Species Interactions
Competition and Predation
Competition occurs when two or more organisms vie for the same limited resource, whether that's food, territory, mates, or sunlight.
- Intraspecific competition happens within a single species. Male deer competing for mates during rutting season is a common example. This type of competition is often the most intense because individuals of the same species have identical resource needs.
- Interspecific competition occurs between different species. Lions and hyenas competing for the same prey on the African savanna is a well-studied case.
The competitive exclusion principle (sometimes called Gause's principle) states that two species competing for the exact same resources in the same niche cannot coexist indefinitely. One will eventually outcompete the other. In practice, species often avoid this outcome through resource partitioning, where they divide up the resource in some way (feeding at different times, in different locations, or on slightly different food items).
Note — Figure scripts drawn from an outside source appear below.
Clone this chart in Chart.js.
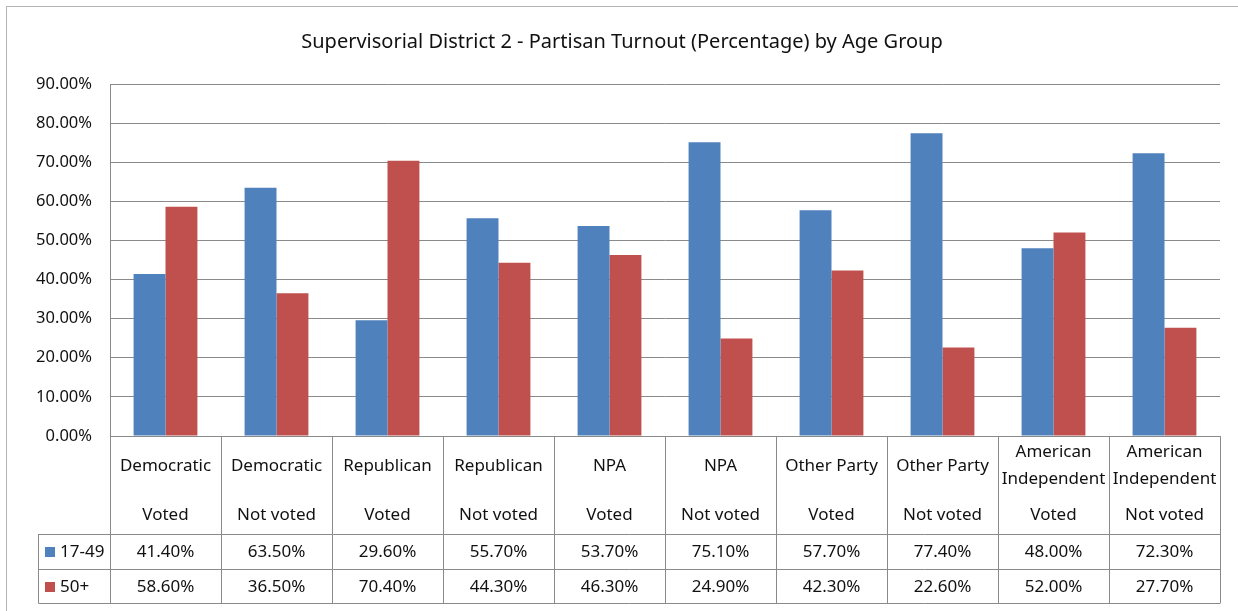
<!DOCTYPE html>
<html>
<head>
<meta charset="utf-8">
<script src="https://cdn.jsdelivr.net/npm/chart.js@4.4.1/dist/chart.umd.min.js"></script>
<style>
    html, body { margin: 0; padding: 0; background: #fff; }
</style>
</head>
<body>
<canvas id="chart" width="1238" height="611"></canvas>
<script>
'use strict';

const chartTitle = 'Supervisorial District 2 - Partisan Turnout (Percentage) by Age Group';
const parties = ['Democratic', 'Democratic', 'Republican', 'Republican', 'NPA', 'NPA',
    'Other Party', 'Other Party', ['American', 'Independent'], ['American', 'Independent']];
const statuses = ['Voted', 'Not voted', 'Voted', 'Not voted', 'Voted', 'Not voted',
    'Voted', 'Not voted', 'Voted', 'Not voted'];
const seriesNames = ['17-49', '50+'];
const age17to49 = [41.4, 63.5, 29.6, 55.7, 53.7, 75.1, 57.7, 77.4, 48.0, 72.3];
const age50plus = [58.6, 36.5, 70.4, 44.3, 46.3, 24.9, 42.3, 22.6, 52.0, 27.7];
const yTicks = [0, 10, 20, 30, 40, 50, 60, 70, 80, 90];

const blue = '#4F81BD';
const red = '#C0504D';
const gridColor = '#8a8a8a';
const textColor = '#111';
const font = '17px "Noto Sans"';
const pct = v => v.toFixed(2) + '%';

// draws the outer frame, the title and the data table under the plot
const tablePlugin = {
    id: 'dataTable',
    afterDraw(chart) {
        const ctx = chart.ctx;
        const area = chart.chartArea;
        const x = chart.scales.x;
        const n = parties.length;
        const cw = (area.right - area.left) / n;
        const rowTop = 534, row2 = 569, bottom = 603, keyLeft = 38.5;
        const colors = [blue, red];
        const series = [age17to49, age50plus];

        ctx.save();
        // outer frame
        ctx.strokeStyle = '#b4b4b4';
        ctx.lineWidth = 1;
        ctx.strokeRect(6.5, 6.5, 1300, 700);

        // title
        ctx.fillStyle = textColor;
        ctx.font = '20px "Noto Sans"';
        ctx.textAlign = 'center';
        ctx.textBaseline = 'middle';
        ctx.fillText(chartTitle, 622, 42);

        // table lines
        ctx.strokeStyle = gridColor;
        ctx.beginPath();
        ctx.moveTo(area.left, Math.round(area.bottom) + 0.5);
        ctx.lineTo(area.right, Math.round(area.bottom) + 0.5);
        [rowTop, row2, bottom].forEach(y => {
            ctx.moveTo(keyLeft, y + 0.5);
            ctx.lineTo(area.right, y + 0.5);
        });
        for (let i = 0; i <= n; i++) {
            const lx = Math.round(area.left + i * cw) + 0.5;
            ctx.moveTo(lx, area.bottom);
            ctx.lineTo(lx, bottom + 0.5);
        }
        ctx.moveTo(keyLeft, rowTop);
        ctx.lineTo(keyLeft, bottom + 0.5);
        ctx.stroke();

        // category labels and values
        ctx.font = font;
        ctx.fillStyle = textColor;
        for (let i = 0; i < n; i++) {
            const cx = x.getPixelForValue(i);
            const lines = Array.isArray(parties[i]) ? parties[i] : [parties[i]];
            const start = 466 - (lines.length - 1) * 13.5;
            lines.forEach((line, j) => ctx.fillText(line, cx, start + j * 27));
            ctx.fillText(statuses[i], cx, 515);
            series.forEach((vals, s) => {
                ctx.fillText(pct(vals[i]), cx, s === 0 ? 552 : 587);
            });
        }

        // legend keys
        ctx.textAlign = 'left';
        series.forEach((vals, s) => {
            const cy = s === 0 ? 552 : 587;
            ctx.fillStyle = colors[s];
            ctx.fillRect(45, cy - 5, 10, 10);
            ctx.fillStyle = textColor;
            ctx.fillText(seriesNames[s], 60, cy);
        });
        ctx.restore();
    }
};

new Chart(document.getElementById('chart'), {
    type: 'bar',
    data: {
        labels: parties.map((p, i) => [].concat(p, statuses[i])),
        datasets: [
            { label: seriesNames[0], data: age17to49, backgroundColor: blue },
            { label: seriesNames[1], data: age50plus, backgroundColor: red },
        ],
    },
    options: {
        responsive: false,
        animation: false,
        devicePixelRatio: 1,
        layout: { padding: { left: 0, top: 84, right: 18, bottom: 175 } },
        datasets: { bar: { categoryPercentage: 0.575, barPercentage: 1 } },
        plugins: { legend: { display: false }, tooltip: { enabled: false }, title: { display: false } },
        scales: {
            x: { display: false },
            y: {
                min: 0,
                max: 90,
                afterFit: s => { s.width = 110; },
                afterBuildTicks: s => { s.ticks = yTicks.map(v => ({ value: v })); },
                grid: { color: gridColor, drawTicks: false },
                border: { display: true, color: gridColor },
                ticks: {
                    padding: 18,
                    color: textColor,
                    font: { family: 'Noto Sans', size: 16.5 },
                    callback: v => pct(v),
                },
            },
        },
    },
    plugins: [tablePlugin],
});
</script>
</body>
</html>
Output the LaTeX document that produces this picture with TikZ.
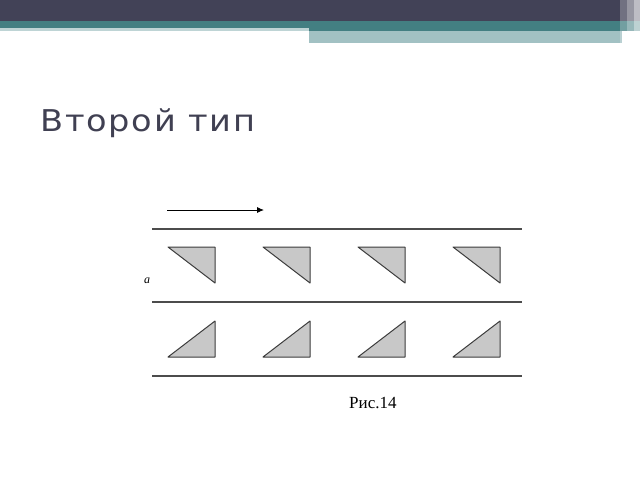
\documentclass[tikz,border=0pt]{standalone}
\usepackage{fontspec}
\setmainfont{Liberation Serif}
\newfontfamily\titlefont[FakeStretch=1.12, LetterSpace=6]{DejaVu Sans}
\usetikzlibrary{arrows.meta}
\definecolor{barDark}{HTML}{424257}
\definecolor{barTeal}{HTML}{437F82}
\definecolor{barLight}{HTML}{A2C1C3}
\definecolor{titleGray}{HTML}{404052}
\definecolor{wedgeFill}{HTML}{C8C8C8}
\definecolor{wedgeLine}{HTML}{3C3C3C}

\begin{document}
\begin{tikzpicture}[x=1pt, y=-1pt,
        wedge/.style={fill=wedgeFill, draw=wedgeLine, line width=1pt, line join=round},
        wall/.style={draw=black!70, line width=1.1pt},
        flow/.style={draw=black, line width=0.9pt, -{Latex[length=7pt, width=6pt]}},
        every node/.style={inner sep=0pt}]
        \useasboundingbox (0,0) rectangle (640,480);
        % header bars
        \fill[barDark] (0,0) rectangle (640,21);
        \fill[barTeal] (0,21) rectangle (640,28);
        \fill[barTeal] (309,28) rectangle (640,31);
        \fill[barLight!70] (0,28) rectangle (309,31);
        \fill[barLight] (309,31) rectangle (622,43);
        \fill[white, opacity=0.25] (620,0) rectangle (627,43);
        \fill[white, opacity=0.45] (627,0) rectangle (634,43);
        \fill[white, opacity=0.65] (634,0) rectangle (640,43);

        \node (title) [anchor=base west, text=titleGray, font=\titlefont\fontsize{30}{36}\selectfont] at (40,131) {Второй тип};

        % direction of motion
        \coordinate (flowstart) at (167,210);
        \coordinate (flowend) at (264,210);
        \draw[flow] (flowstart) -- (flowend);

        % channel walls
        \draw[wall] (152,229) -- (522,229);
        \draw[wall] (152,302) -- (522,302);
        \draw[wall] (152,376) -- (522,376);

        % upper row
        \draw[wedge] (168,247) -- (215,247) -- (215,283) -- cycle;
        \draw[wedge] (263,247) -- (310,247) -- (310,283) -- cycle;
        \draw[wedge] (358,247) -- (405,247) -- (405,283) -- cycle;
        \draw[wedge] (453,247) -- (500,247) -- (500,283) -- cycle;

        % lower row
        \draw[wedge] (168,357) -- (215,357) -- (215,321) -- cycle;
        \draw[wedge] (263,357) -- (310,357) -- (310,321) -- cycle;
        \draw[wedge] (358,357) -- (405,357) -- (405,321) -- cycle;
        \draw[wedge] (453,357) -- (500,357) -- (500,321) -- cycle;

        \node (gap) [anchor=base west, font=\itshape\fontsize{12}{14}\selectfont] at (144,283) {a};
        \node (caption) [anchor=base west, font=\fontsize{17}{20}\selectfont] at (349,408) {Рис.14};
    \end{tikzpicture}
\end{document}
Predation is the interaction where a predator hunts, kills, and consumes prey. Both sides are under strong selective pressure:
- Predators evolve adaptations for capturing prey: sharp claws, acute senses, ambush camouflage, pack hunting strategies.
- Prey evolve defenses: warning coloration (bright colors signaling toxicity), mimicry (harmless species resembling toxic ones), speed, armor, or group vigilance.
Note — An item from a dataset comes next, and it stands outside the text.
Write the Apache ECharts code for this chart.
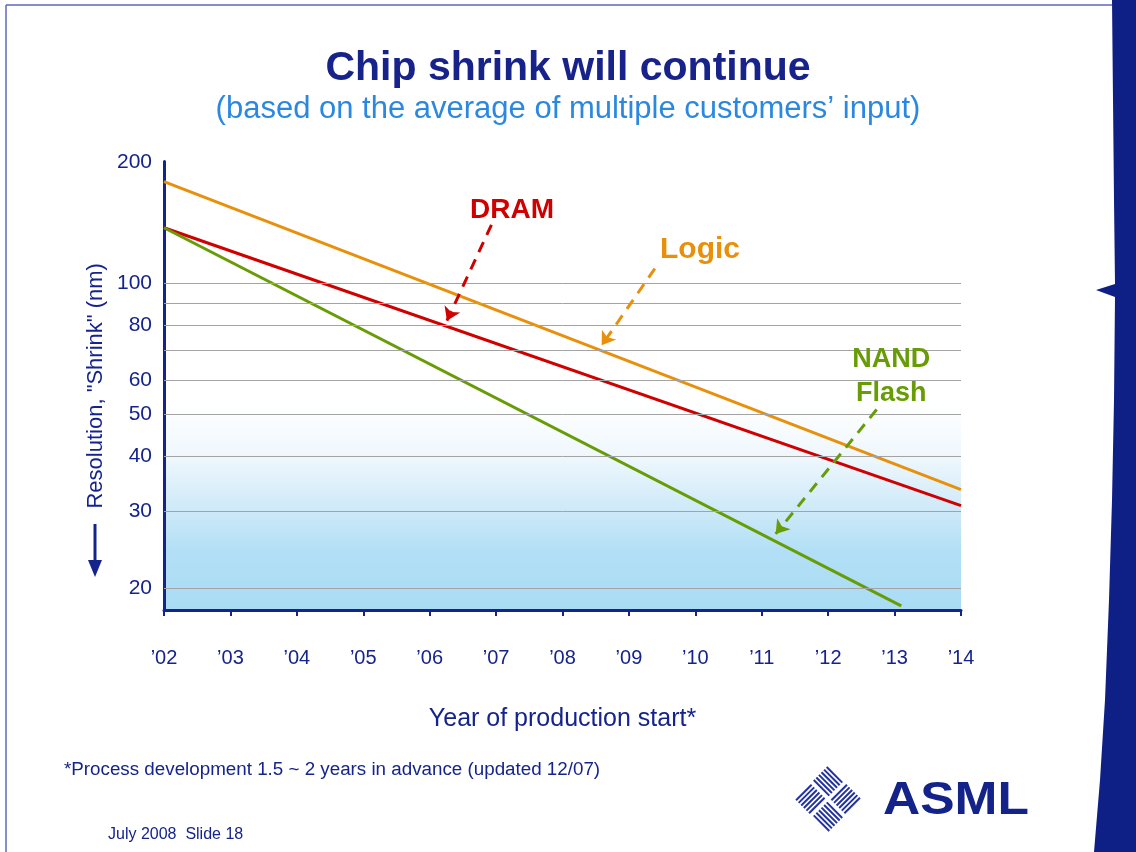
<!DOCTYPE html>
<html>
<head>
<meta charset="utf-8">
<script src="https://cdn.jsdelivr.net/npm/echarts@6/dist/echarts.min.js"></script>
<style>
  html, body { margin: 0; padding: 0; background: #fff; }
  #chart { width: 1136px; height: 852px; }
</style>
</head>
<body>
<div id="chart"></div>
<script>
// values (nm, log scale)
const years = [2002, 2014];
const dramNm = [134, 30.9];
const logicNm = [171, 33.6];
const nandYears = [2002, 2013.1];
const nandNm = [134, 18.2];

// y gridlines and their labels (70 and 90 have no label)
const gridValues = [20, 30, 40, 50, 60, 70, 80, 90, 100];
const gridLabels = ['20', '30', '40', '50', '60', '', '80', '', '100'];
const yMin = 17.8;
const yMax = 190;
const topLabel = '200';

// callouts: [year, nm]
const dramArrow = [[2006.93, 136], [2006.26, 82]];
const logicArrow = [[2009.39, 108], [2008.59, 72]];
const nandArrow = [[2012.73, 51.3], [2011.21, 26.6]];
const dramTextAt = [2007.24, 147];
const logicTextAt = [2010.07, 119];
const nandTextAt = [2012.95, 61];

const NAVY = '#15248c';
const FONT = '"Liberation Sans", Arial, sans-serif';
const RED = '#d00000';
const ORANGE = '#e8900c';
const GREEN = '#689c06';

function pairs(xs, ys) {
  return xs.map((x, i) => [x, ys[i]]);
}

function arrowLine(pts, color) {
  return {
    silent: true,
    symbol: ['none', 'arrow'],
    symbolSize: 13,
    label: { show: false },
    lineStyle: { color: color, width: 3, type: [11, 8] },
    emphasis: { disabled: true },
    data: [[{ coord: pts[0] }, { coord: pts[1] }]]
  };
}

function callout(at, text, color, size) {
  return {
    silent: true,
    symbolSize: 0,
    label: {
      show: true, position: 'inside', formatter: text,
      color: color, fontSize: size, fontWeight: 'bold', fontFamily: FONT,
      lineHeight: 34, align: 'center'
    },
    data: [{ coord: at }]
  };
}

const chart = echarts.init(document.getElementById('chart'), null, { renderer: 'canvas' });

// gridlines with labels at the left end
const gridMarks = gridValues.map((v, i) => ({
  yAxis: v,
  label: { show: gridLabels[i] !== '', formatter: gridLabels[i] }
}));
// top of the axis carries the "200" label only
gridMarks.push({
  yAxis: yMax * 0.999,
  lineStyle: { color: 'rgba(0,0,0,0)' },
  label: { show: true, formatter: topLabel }
});

// diamond of striped squares for the logo
function logoStripes() {
  const kids = [];
  const side = 22, gap = 3, n = 6, w = 2;
  for (let r = 0; r < 2; r++) {
    for (let c = 0; c < 2; c++) {
      const ox = -side - gap / 2 + c * (side + gap);
      const oy = -side - gap / 2 + r * (side + gap);
      const horiz = (r + c) % 2 === 0;
      for (let k = 0; k < n; k++) {
        const t = (k + 0.5) * side / n;
        kids.push({
          type: 'rect',
          shape: horiz ? { x: ox, y: oy + t - w / 2, width: side, height: w }
                       : { x: ox + t - w / 2, y: oy, width: w, height: side },
          style: { fill: '#2233a0' }
        });
      }
    }
  }
  return kids;
}

chart.setOption({
  animation: false,
  grid: {
    left: 164, right: 175, top: 161.6, bottom: 242,
    show: true, borderWidth: 0,
    backgroundColor: new echarts.graphic.LinearGradient(0, 0, 0, 1, [
      { offset: 0, color: '#ffffff' },
      { offset: 0.54, color: '#ffffff' },
      { offset: 0.66, color: '#eef7fd' },
      { offset: 0.78, color: '#cde9f8' },
      { offset: 0.87, color: '#b2dff5' },
      { offset: 1, color: '#a9dcf4' }
    ])
  },
  xAxis: {
    type: 'value',
    min: 2002, max: 2014, interval: 1,
    axisLine: { lineStyle: { color: NAVY, width: 3 } },
    axisTick: { show: true, length: 6, lineStyle: { color: NAVY, width: 2 } },
    splitLine: { show: false },
    axisLabel: {
      margin: 38, color: NAVY, fontSize: 20, fontFamily: FONT,
      formatter: v => '\u2019' + String(v).slice(2)
    },
    name: 'Year of production start*',
    nameLocation: 'middle',
    nameGap: 97,
    nameTextStyle: { color: NAVY, fontSize: 25, fontFamily: FONT }
  },
  yAxis: {
    type: 'log',
    logBase: 10,
    min: yMin, max: yMax,
    axisLine: { show: true, lineStyle: { color: NAVY, width: 3 } },
    axisTick: { show: false },
    axisLabel: { show: false },
    splitLine: { show: false },
    name: 'Resolution, "Shrink" (nm)',
    nameLocation: 'middle',
    nameRotate: 90,
    nameGap: 57,
    nameTextStyle: { color: NAVY, fontSize: 22, fontFamily: FONT }
  },
  series: [
    {
      name: 'grid',
      type: 'line',
      data: [],
      z: 1,
      markLine: {
        silent: true,
        symbol: ['none', 'none'],
        lineStyle: { color: '#a3a3a3', width: 1, type: 'solid' },
        label: {
          position: 'start', distance: 12,
          color: NAVY, fontSize: 21, fontFamily: FONT
        },
        emphasis: { disabled: true },
        data: gridMarks
      }
    },
    {
      name: 'Logic',
      type: 'line',
      z: 3,
      showSymbol: false,
      lineStyle: { color: ORANGE, width: 3 },
      data: pairs(years, logicNm),
      markLine: arrowLine(logicArrow, ORANGE),
      markPoint: callout(logicTextAt, 'Logic', ORANGE, 30)
    },
    {
      name: 'DRAM',
      type: 'line',
      z: 3,
      showSymbol: false,
      lineStyle: { color: RED, width: 3 },
      data: pairs(years, dramNm),
      markLine: arrowLine(dramArrow, RED),
      markPoint: callout(dramTextAt, 'DRAM', RED, 28)
    },
    {
      name: 'NAND Flash',
      type: 'line',
      z: 3,
      showSymbol: false,
      lineStyle: { color: GREEN, width: 3 },
      data: pairs(nandYears, nandNm),
      markLine: arrowLine(nandArrow, GREEN),
      markPoint: callout(nandTextAt, 'NAND\nFlash', GREEN, 27)
    }
  ],
  graphic: [
    // slide frame
    { type: 'line', shape: { x1: 6, y1: 5, x2: 1112, y2: 5 }, style: { stroke: '#5d68b5', lineWidth: 1.5 } },
    { type: 'line', shape: { x1: 6, y1: 5, x2: 6, y2: 852 }, style: { stroke: '#5d68b5', lineWidth: 1.5 } },
    // titles
    {
      type: 'text', x: 568, y: 69,
      style: {
        text: 'Chip shrink will continue', fill: '#17238a',
        font: 'bold 41px ' + FONT, textAlign: 'center', textVerticalAlign: 'middle'
      }
    },
    {
      type: 'text', x: 568, y: 109,
      style: {
        text: '(based on the average of multiple customers\u2019 input)', fill: '#2b88e0',
        font: '31px ' + FONT, textAlign: 'center', textVerticalAlign: 'middle'
      }
    },
    // arrow under the y axis name
    { type: 'line', shape: { x1: 95, y1: 524, x2: 95, y2: 562 }, style: { stroke: NAVY, lineWidth: 3 } },
    { type: 'polygon', shape: { points: [[88, 560], [102, 560], [95, 577]] }, style: { fill: NAVY } },
    // footnotes
    {
      type: 'text', x: 64, y: 770,
      style: {
        text: '*Process development 1.5 ~ 2 years in advance (updated 12/07)', fill: NAVY,
        font: '18.8px ' + FONT, textVerticalAlign: 'middle'
      }
    },
    {
      type: 'text', x: 108, y: 835,
      style: { text: 'July 2008  Slide 18', fill: NAVY, font: '16px ' + FONT, textVerticalAlign: 'middle' }
    },
    // ASML logo
    {
      type: 'group', x: 828, y: 799, rotation: Math.PI / 4,
      children: logoStripes()
    },
    {
      type: 'text', x: 883, y: 801, scaleX: 1.12,
      style: { text: 'ASML', fill: '#14238a', font: 'bold 46px ' + FONT, textVerticalAlign: 'middle' }
    },
    // right-hand band
    {
      type: 'polygon', z: 100,
      shape: {
        points: [[1112, 0], [1136, 0], [1136, 852], [1094, 852], [1100, 780], [1105, 700],
                 [1109, 600], [1112, 500], [1114, 400], [1115, 297], [1096, 290],
                 [1115, 284], [1114, 200], [1113, 100]]
      },
      style: { fill: '#0e1f86' }
    }
  ]
});
</script>
</body>
</html>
Predator and prey populations are tightly linked. The lynx-hare cycle is a textbook example: as hare populations rise, lynx populations follow with a slight time lag. When lynx become abundant enough to suppress hare numbers, the lynx population then crashes from lack of food, and the cycle repeats roughly every 10 years.
Keystone Species
A keystone species has a disproportionately large effect on its ecosystem relative to its abundance. Remove a keystone species, and the entire community structure can shift dramatically.
Three well-known examples:
- Sea otters prey on sea urchins, keeping urchin populations in check. Without otters, urchin populations explode and overgraze kelp forests, turning diverse kelp ecosystems into barren "urchin barrens."
- Gray wolves in Yellowstone regulate elk and deer populations. When wolves were reintroduced in 1995, elk stopped overbrowsing riverbank vegetation. Trees and shrubs recovered, stabilizing stream banks and even altering river channel patterns. This cascade of effects from a single predator is called a trophic cascade.
- Beavers build dams that create wetland habitats. These wetlands support fish, amphibians, waterfowl, and a wide range of plant species that wouldn't otherwise exist in that landscape.
The keystone concept highlights that not all species contribute equally to ecosystem stability. Losing a common grass species might have minimal impact, but losing a keystone predator or ecosystem engineer can reshape the entire community.